By Jan Wolfe
WASHINGTON (Reuters) -President Donald Trump’s administration was on the defensive for much of the arguments before the U.S. Supreme Court over his sweeping tariffs. A major reason for that, according to legal experts, was the surprisingly harsh questioning by Justice Neil Gorsuch, a conservative who sometimes defies expectations.
In one notable exchange on Wednesday, Gorsuch said he was concerned by the administration’s assertion that the tariffs are permissible because of the president’s broad authority in dealing with foreign countries.
If that were true, Gorsuch said, “what would prohibit Congress from just abdicating all responsibility to regulate foreign commerce – for that matter, declare war – to the president?”
A 1977 LAW
The arguments focused on whether a 1977 law called the International Emergency Economic Powers Act, or IEEPA, meant for use during national emergencies gave Trump the power he claimed to impose tariffs. Every lower court to consider that question has ruled against Trump, but they allowed the tariffs to remain in place while the litigation made its way to the Supreme Court.
The Supreme Court has a 6-3 conservative majority, including three justices who Trump appointed during his first term in office. Gorsuch is one of those, appointed by Trump in 2017.
The court has proven receptive to Trump’s expansive view of presidential authority in a series of rulings since he returned to office in January. But the court primarily has confronted questions about Trump’s power through emergency orders that are not final rulings on the legal merits of his actions.
“Justice Gorsuch indicated more of an opposition than we had initially thought,” Walker Livingston, an analyst at the research firm Capstone, said about the tariffs.
The case marks the first time during Trump’s second term that the court is due to rule directly on one of his signature policies through its usual procedures, which include written briefings and an oral argument.
‘CORE POWER’
Some of the conservative justices signaled skepticism toward Trump’s arguments on Wednesday.

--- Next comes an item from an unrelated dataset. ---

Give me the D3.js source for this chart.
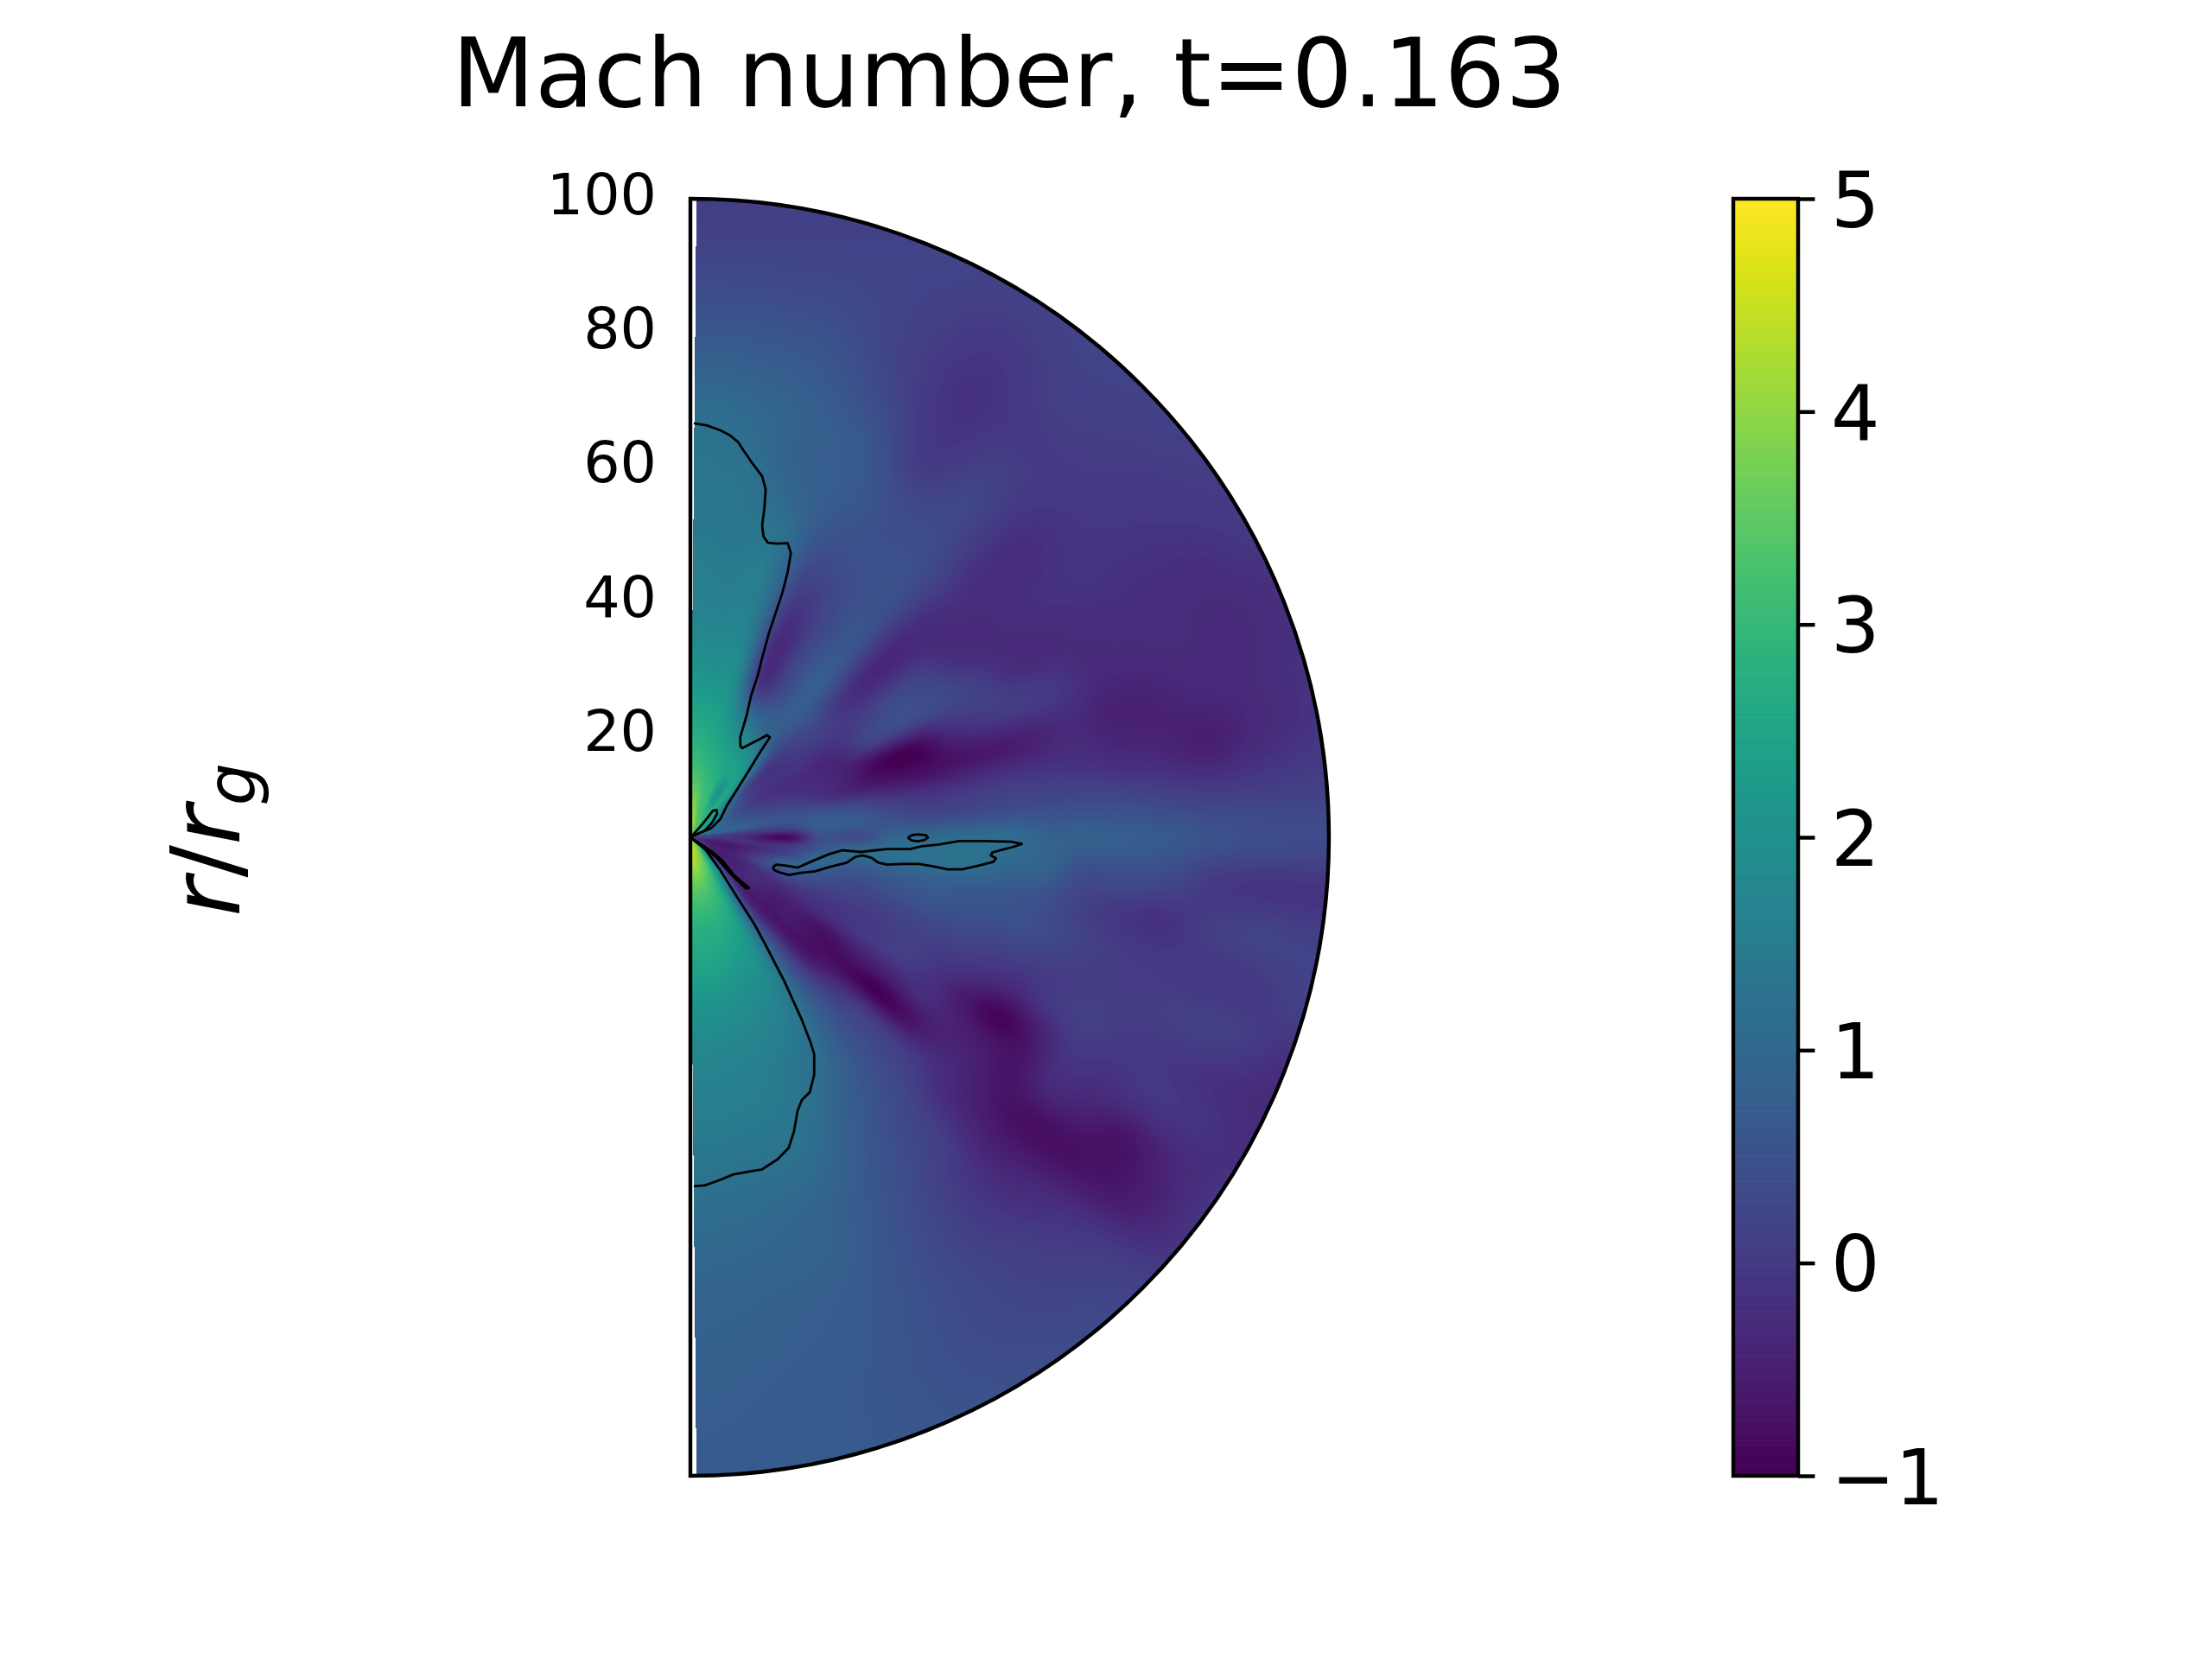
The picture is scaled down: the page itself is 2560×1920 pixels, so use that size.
<!DOCTYPE html>
<html><head><meta charset="utf-8">
<script src="https://cdnjs.cloudflare.com/ajax/libs/d3/7.8.5/d3.min.js"></script>
<style>
html,body{margin:0;padding:0;background:#fff;}
#wrap{position:relative;width:2560px;height:1920px;overflow:hidden;}
canvas,svg{position:absolute;left:0;top:0;}
text{font-family:"DejaVu Sans";fill:#000;}
</style></head>
<body><div id="wrap"><canvas id="field" width="2560" height="1920"></canvas><svg id="chart" width="2560" height="1920"></svg></div>
<script>
// ---------- data ----------
const titleText = "Mach number, t=0.163";
const colorTicks = [-1,0,1,2,3,4,5];
const radialTicks = [20,40,60,80,100];
// polar angle from the upper axis (degrees) and radius (r_g)
const thetaDeg = [0,8,16,24,32,40,48,56,62,68,74,80,85,90,95,100,105,110,115,120,125,130,135,140,150,160,170,180];
const radii = [1,4,8,12,16,20,26,32,38,44,50,56,62,68,75,82,90,100];
const machField = [
[4.6,4.2,3.6,3.1,2.8,2.5,2.1,1.8,1.6,1.5,1.4,1.35,1.3,1.1,0.8,0.5,0.25,0.05],
[4.5,4.0,3.4,3.0,2.7,2.4,2.0,1.75,1.55,1.45,1.35,1.3,1.15,1.0,0.75,0.5,0.25,0.1],
[4.0,3.4,3.1,2.8,2.5,2.2,1.85,1.6,1.45,1.4,1.25,0.95,0.8,0.8,0.65,0.45,0.25,0.15],
[3.6,3.2,2.9,2.6,2.2,1.5,0.0,-0.3,-0.1,0.2,0.5,0.65,0.7,0.6,0.3,0.15,0.15,0.2],
[3.3,3.0,2.0,2.4,2.0,1.1,0.35,0.3,0.25,0.35,0.45,0.45,0.35,0.05,-0.1,-0.15,-0.05,0.15],
[3.0,2.8,2.6,2.2,1.4,0.75,0.75,0.75,0.6,0.5,0.45,0.4,0.3,0.25,0.1,0.0,0.1,0.2],
[2.8,2.4,1.3,0.3,0.0,0.1,0.3,-0.1,-0.35,-0.35,-0.25,-0.15,-0.2,-0.2,-0.1,0.0,0.05,0.15],
[2.5,1.8,0.6,0.0,-0.1,-0.1,-0.1,0.1,0.3,0.2,-0.2,-0.3,-0.2,-0.15,-0.1,-0.1,-0.05,0.05],
[2.3,1.3,0.5,0.0,-0.2,-0.3,-0.35,0.2,0.35,0.3,0.15,-0.2,-0.3,-0.25,-0.2,-0.2,-0.2,-0.05],
[2.1,1.2,0.55,0.2,-0.05,-0.2,-0.45,-0.9,-0.9,-0.3,0.0,0.05,-0.05,-0.3,-0.3,-0.25,-0.3,-0.2],
[1.6,1.0,0.7,0.45,0.3,0.0,-0.4,-0.7,-0.8,-0.7,-0.6,-0.45,-0.3,-0.45,-0.45,-0.35,-0.3,-0.15],
[0.5,0.9,0.8,0.6,0.55,0.6,0.4,0.05,-0.1,-0.05,0.0,-0.05,-0.1,-0.25,-0.35,-0.5,-0.3,-0.1],
[0.0,0.2,0.1,0.0,0.2,0.7,0.7,0.45,0.3,0.3,0.35,0.35,0.35,0.3,0.15,0.05,0.05,0.1],
[0.2,0.0,-0.2,-0.75,-0.8,0.4,0.35,0.9,1.05,1.1,1.1,0.85,0.8,0.75,0.65,0.5,0.4,0.35],
[0.0,-0.3,-0.2,-0.2,0.0,0.55,1.1,1.2,1.25,1.25,0.95,0.85,0.4,0.4,0.3,0.0,-0.1,-0.1],
[-0.3,-0.55,-0.5,-0.2,0.3,1.0,0.7,0.75,0.8,0.7,0.6,0.45,0.15,-0.05,-0.15,0.05,0.2,0.15],
[-0.1,-0.65,-0.4,0.2,0.9,0.7,0.35,0.45,0.55,0.5,0.45,0.4,0.2,0.05,0.0,-0.05,-0.05,0.15],
[-0.1,-0.5,-0.35,0.3,0.5,0.35,0.15,0.15,0.25,0.25,0.15,0.1,0.05,0.05,0.05,0.1,0.1,-0.15],
[0.0,-0.5,-0.4,-0.15,0.0,-0.05,-0.05,0.0,0.1,0.0,-0.15,-0.3,-0.05,0.1,0.0,-0.05,-0.15,-0.3],
[0.5,-0.4,-0.45,-0.25,-0.35,-0.3,-0.2,-0.05,0.05,-0.15,-0.6,-0.95,-0.6,-0.1,-0.15,-0.1,-0.1,-0.2],
[1.5,-0.2,-0.4,-0.3,-0.5,-0.55,-0.75,-0.55,-0.5,-0.3,-0.45,-0.6,-0.7,-0.35,-0.45,-0.7,-0.45,-0.1],
[3.0,0.2,-0.3,-0.45,-0.6,-0.6,-0.8,-0.85,-1.0,-0.75,-0.4,-0.4,-0.65,-0.8,-0.8,-0.7,-0.5,-0.1],
[3.5,1.3,0.0,-0.5,-0.6,-0.65,-0.65,-0.3,0.0,0.05,0.0,-0.25,-0.4,-0.5,-0.4,-0.2,0.0,0.15],
[3.7,2.5,1.4,0.3,0.0,0.1,0.1,0.35,0.4,0.4,0.3,0.15,0.05,-0.1,-0.1,0.05,0.15,0.3],
[4.0,3.5,2.8,2.4,2.1,1.9,1.65,1.4,1.2,0.95,0.75,0.6,0.5,0.4,0.35,0.35,0.35,0.45],
[4.3,3.9,3.3,2.9,2.6,2.3,1.95,1.7,1.5,1.4,1.25,1.05,0.85,0.8,0.7,0.65,0.6,0.6],
[4.5,4.2,3.5,3.0,2.7,2.5,2.1,1.8,1.6,1.5,1.35,1.15,1.0,0.9,0.8,0.75,0.7,0.7],
[4.6,4.2,3.5,3.0,2.7,2.5,2.1,1.85,1.65,1.5,1.4,1.2,1.05,0.95,0.85,0.8,0.75,0.7]
];
// contour outlines, [x, z] in r_g
const contourUpperJet = [[0.54,64.83],[2.61,64.49],[4.68,63.73],[6.06,63.04],[7.44,61.93],[8.48,60.35],[9.52,58.82],[11.24,56.55],[11.79,54.47],[11.59,51.57],[11.24,48.81],[11.45,47.09],[12.14,46.12],[13.45,45.98],[15.25,46.05],[15.73,44.53],[15.25,41.56],[14.35,38.11],[13.31,35.0],[12.28,31.89],[11.24,28.09],[10.55,25.33],[9.52,22.22],[8.82,19.12],[7.8,15.65],[7.85,14.2],[8.13,13.97],[10.96,15.43],[12.0,16.0],[12.45,15.65],[10.96,13.4],[9.16,10.46],[7.35,7.53],[5.77,5.05],[4.65,2.8],[3.29,1.44],[0.14,0.09]];
const contourUpperLoop = [[0.14,0.09],[1.94,2.12],[3.52,4.15],[4.1,4.29],[4.19,3.7],[3.29,2.12],[2.17,0.99],[0.14,0.09]];
const contourDisk = [[12.86,-4.74],[13.44,-4.29],[14.79,-4.42],[16.82,-4.74],[19.08,-3.74],[21.79,-2.62],[23.82,-2.03],[25.39,-2.17],[26.75,-2.3],[29.0,-2.03],[30.81,-1.85],[34.42,-1.85],[36.22,-1.4],[38.93,-1.13],[42.08,-0.59],[46.14,-0.59],[50.2,-0.68],[51.92,-1.04],[50.65,-1.49],[48.85,-1.94],[47.27,-2.39],[47.05,-2.84],[47.86,-3.29],[47.5,-3.83],[45.24,-4.42],[42.53,-5.01],[40.28,-5.01],[38.02,-4.56],[35.77,-4.19],[33.06,-4.19],[30.81,-4.29],[29.45,-3.97],[28.33,-3.2],[26.97,-2.84],[25.85,-3.07],[24.49,-3.97],[21.79,-4.65],[19.53,-5.32],[17.28,-5.55],[15.47,-5.91],[14.12,-5.55],[13.22,-5.19],[12.86,-4.74]];
const contourDiskSpot = [[34.05,-0.05],[34.64,0.32],[35.63,0.45],[36.9,0.32],[37.21,-0.05],[36.67,-0.41],[35.63,-0.63],[34.64,-0.5],[34.05,-0.05]];
const contourLowerLoop = [[0.14,-0.14],[1.94,-1.26],[3.29,-2.17],[5.1,-3.74],[6.9,-6.0],[9.16,-7.94],[8.71,-8.03],[6.45,-5.86],[4.19,-3.29],[2.62,-1.94],[0.14,-0.14]];
const contourLowerJet = [[0.14,-0.14],[2.39,-1.94],[4.65,-5.1],[6.9,-8.71],[10.06,-13.67],[11.93,-17.15],[14.7,-22.51],[17.46,-28.6],[18.84,-32.18],[19.39,-33.97],[19.39,-37.19],[18.7,-39.91],[17.46,-41.13],[16.77,-42.91],[16.21,-46.13],[15.39,-48.64],[13.66,-50.43],[11.24,-52.0],[9.17,-52.36],[6.75,-52.79],[4.68,-53.65],[2.26,-54.51],[0.54,-54.65]];
const contours = [contourUpperJet,contourUpperLoop,contourDisk,contourDiskSpot,contourLowerLoop,contourLowerJet];

// ---------- layout ----------
const PT = 400/72;
const cx = 799, yTop = 230, yBottom = 1708, R = (yBottom-yTop)/2, cy = (yTop+yBottom)/2;
const xS = d3.scaleLinear().domain([0,100]).range([cx,cx+R]);
const zS = d3.scaleLinear().domain([-100,100]).range([yBottom,yTop]);
const color = d3.scaleSequential(d3.interpolateViridis).domain([-1,5]);
const thetaIdx = d3.scaleLinear().domain(thetaDeg).range(thetaDeg.map((d,i)=>i/(thetaDeg.length-1))).clamp(true);
const radiusIdx = d3.scaleLinear().domain(radii).range(radii.map((d,i)=>i/(radii.length-1))).clamp(true);

// ---------- field: Catmull-Rom surface through the read values ----------
function catmull(v,t){
  const n=v.length-1, s=t*n, i=Math.min(Math.floor(s),n-1), f=s-i;
  const p0=v[Math.max(i-1,0)],p1=v[i],p2=v[i+1],p3=v[Math.min(i+2,n)];
  return 0.5*(2*p1+(-p0+p2)*f+(2*p0-5*p1+4*p2-p3)*f*f+(-p0+3*p1-3*p2+p3)*f*f*f);
}
const NT = 1800, NR = 800;
const table = new Float32Array(NT*NR);
for(let i=0;i<NT;i++){
  const t=i/(NT-1);
  const col=radii.map((_,j)=>catmull(machField.map(row=>row[j]),t));
  for(let j=0;j<NR;j++) table[i*NR+j]=catmull(col,j/(NR-1));
}
const lut = d3.range(256).map(i=>{const c=d3.rgb(d3.interpolateViridis(i/255));return [c.r,c.g,c.b];});
const vToLut = d3.scaleLinear().domain([-1,5]).range([0,255]).clamp(true);
const ctx = document.getElementById('field').getContext('2d');
const img = ctx.createImageData(2560,1920);
const theta0 = 0.0095;
for(let py=yTop;py<=yBottom;py++){
  for(let px=cx;px<=cx+R+1;px++){
    const dx=px+0.5-cx, dz=cy-(py+0.5);
    const rp=Math.hypot(dx,dz);
    if(rp>R) continue;
    const th=Math.atan2(dx,dz);
    if(th<theta0||th>Math.PI-theta0) continue;
    const r=rp/R*100;
    const ti=thetaIdx(th*180/Math.PI)*(NT-1), ri=radiusIdx(r)*(NR-1);
    const v=table[Math.round(ti)*NR+Math.round(ri)];
    const c=lut[Math.round(vToLut(v))];
    const o=(py*2560+px)*4;
    img.data[o]=c[0];img.data[o+1]=c[1];img.data[o+2]=c[2];img.data[o+3]=255;
  }
}
ctx.putImageData(img,0,0);

// ---------- svg overlay ----------
const svg = d3.select('#chart');
const line = d3.line().x(d=>xS(d[0])).y(d=>zS(d[1]));
svg.append('g').selectAll('path').data(contours).join('path')
  .attr('d',line).attr('fill','none').attr('stroke','#000').attr('stroke-width',0.5*PT).attr('stroke-linejoin','round');

// outline of the half disc
const outline = d3.path();
outline.moveTo(cx,yTop);
outline.arc(cx,cy,R,-Math.PI/2,Math.PI/2);
outline.closePath();
svg.append('path').attr('d',outline.toString()).attr('fill','none').attr('stroke','#000').attr('stroke-width',0.8*PT).attr('stroke-linejoin','miter');

// radial labels
const labelY = d3.scaleLinear().domain([20,100]).range([847,226]);
const yAxis = d3.axisLeft(labelY).tickValues(radialTicks).tickSize(0).tickPadding(0);
const yg = svg.append('g').attr('transform','translate(760,0)').call(yAxis);
yg.select('.domain').remove();
yg.selectAll('text').style('font-family','"DejaVu Sans"').style('font-size',(12*PT)+'px').attr('fill','#000');

// colour bar
const cbL = 2006, cbR = 2081;
const cbY = d3.scaleLinear().domain([-1,5]).range([yBottom,yTop]);
const levels = d3.range(256).map(i=>-1+6*i/256);
svg.append('g').selectAll('rect').data(levels).join('rect')
  .attr('x',cbL).attr('width',cbR-cbL)
  .attr('y',d=>cbY(d+6/256)-0.3).attr('height',(yBottom-yTop)/256+0.6)
  .attr('fill',d=>color(d+3/256));
const cbAxis = d3.axisRight(cbY).tickValues(colorTicks).tickSize(3.5*PT).tickPadding(3.5*PT).tickFormat(d3.format('d'));
const cg = svg.append('g').attr('transform',`translate(${cbR},0)`).call(cbAxis);
cg.select('.domain').remove();
cg.selectAll('line').attr('stroke','#000').attr('stroke-width',0.8*PT);
cg.selectAll('text').style('font-family','"DejaVu Sans"').style('font-size',(16*PT)+'px').attr('fill','#000').attr('dy','0.36em').attr('x',3.5*PT+3.5*PT-1);
svg.append('rect').attr('x',cbL).attr('y',yTop).attr('width',cbR-cbL).attr('height',yBottom-yTop)
  .attr('fill','none').attr('stroke','#000').attr('stroke-width',0.8*PT);

// title
svg.append('text').attr('x',1168).attr('y',122.7).attr('text-anchor','middle')
  .style('font-size',(20*PT)+'px').text(titleText);

// y label
const yl = svg.append('text').attr('transform','translate(277,972) rotate(-90)').attr('text-anchor','middle')
  .style('font-size',(20*PT)+'px');
yl.append('tspan').style('font-style','italic').text('r');
yl.append('tspan').text('/');
yl.append('tspan').style('font-style','italic').text('r');
yl.append('tspan').style('font-style','italic').style('font-size',(14*PT)+'px').attr('dy',18).text('g');
</script></body></html>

In one bad sign for the administration, Chief Justice John Roberts told Solicitor General D. John Sauer, arguing for the administration, that the tariffs are “the imposition of taxes on Americans, and that has always been the core power of Congress.”
Conservative Justice Amy Coney Barrett, another Trump appointee, at times also expressed skepticism of Trump’s interpretation of IEEPA.
But Gorsuch in particular pushed back against Sauer’s arguments.
“Congress, as a practical matter, can’t get this power back once it’s handed it over to the president,” Gorsuch said of tariff authority. “It’s a one-way ratchet toward the gradual-but-continual accretion of power in the executive branch and away from the people’s elected representatives.”
Ashley Akers, a litigator at the firm Holland & Knight, called that a key moment from Wednesday. The exchange “highlighted the lack of a good answer on how Congress could reclaim authority without a veto-proof majority, portraying it as an irreversible shift,” Akers said.
Under questioning from Gorsuch, Sauer made some concessions that undermined the administration’s case, according to Todd N. Tucker, a political scientist at the Roosevelt Institute, a left-leaning think tank.
“Gorsuch correctly noted, and the DOJ (Department of Justice) agreed, that the president’s interpretation of IEEPA powers would allow a future president to declare a climate emergency and heavily tax gas-powered cars,” Tucker said.
While Gorsuch is a reliable conservative, he ruled against Trump in some high-profile matters during his first term. In 2018, Gorsuch sided with the court’s liberals and said a federal law that made it easier to deport immigrants who have been convicted of crimes was too vague to be enforced. Gorsuch also defied expectations by writing the court’s decision in a 2020 case that extended the Civil Rights Act of 1964’s protection against sex discrimination to cover sexual orientation and gender identity.
Tucker said Gorsuch has long been skeptical of executive branch agencies, but he is also a “presidentialist,” meaning he believes in the power and legitimacy of the president as leader.
“It was unclear what version of Gorsuch would show up today,” Tucker said.
In the end, Gorsuch ended up being “the biggest surprise” of the entire argument, Tucker said.